In places like Kiawah, where homes often prioritize views, light, and a sense of retreat, flow needs to feel intentional and calm. In Summerville, where families value practicality and daily comfort, flow needs to support routines. In West Ashley, where homes vary widely in layout and era, flow needs to be shaped based on the specific structure and lifestyle.
A good remodel respects the home’s personality. It improves function without forcing a style that does not fit.
What to Look for in a Better Layout
Homeowners often know when a layout feels wrong, but they are not always sure what a better one looks like. The simplest measure is daily ease. Does the kitchen allow multiple people to move comfortably? Do you have a clear path from where groceries come in to where they are put away? Can someone cook while others gather without the room feeling crowded? Do the most used spaces relate to one another naturally?
Better flow feels quieter. It reduces friction. It supports daily life. It allows the home to feel relaxed, even on busy days.
Remodeling That Feels Grounded and Thoughtful
Improving flow and layout is one of the most meaningful reasons to remodel, especially in older Charleston-area homes. It affects how the home feels every day, not just how it looks after the work is done.
At its best, remodeling is not about forcing a home into a trend. It is about refining what is already there and making it work better. It is about creating spaces that feel connected, comfortable, and natural for the way a family lives now.

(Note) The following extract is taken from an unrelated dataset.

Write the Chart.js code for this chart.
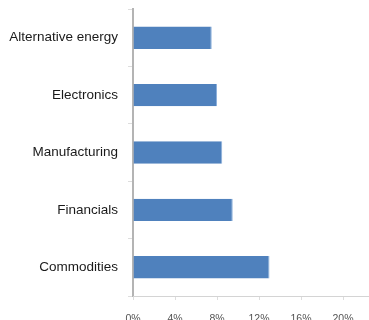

If you live in West Ashley, Summerville, James Island, Mount Pleasant, or nearby communities and your home feels like it has good bones but an outdated layout, you are not alone. Many homeowners reach the same point. The difference is what happens next.
When a remodel is planned with intention, the home does not lose its identity. It gains clarity. It becomes easier to move through, easier to gather in, and easier to live in, which is what flow was always meant to provide.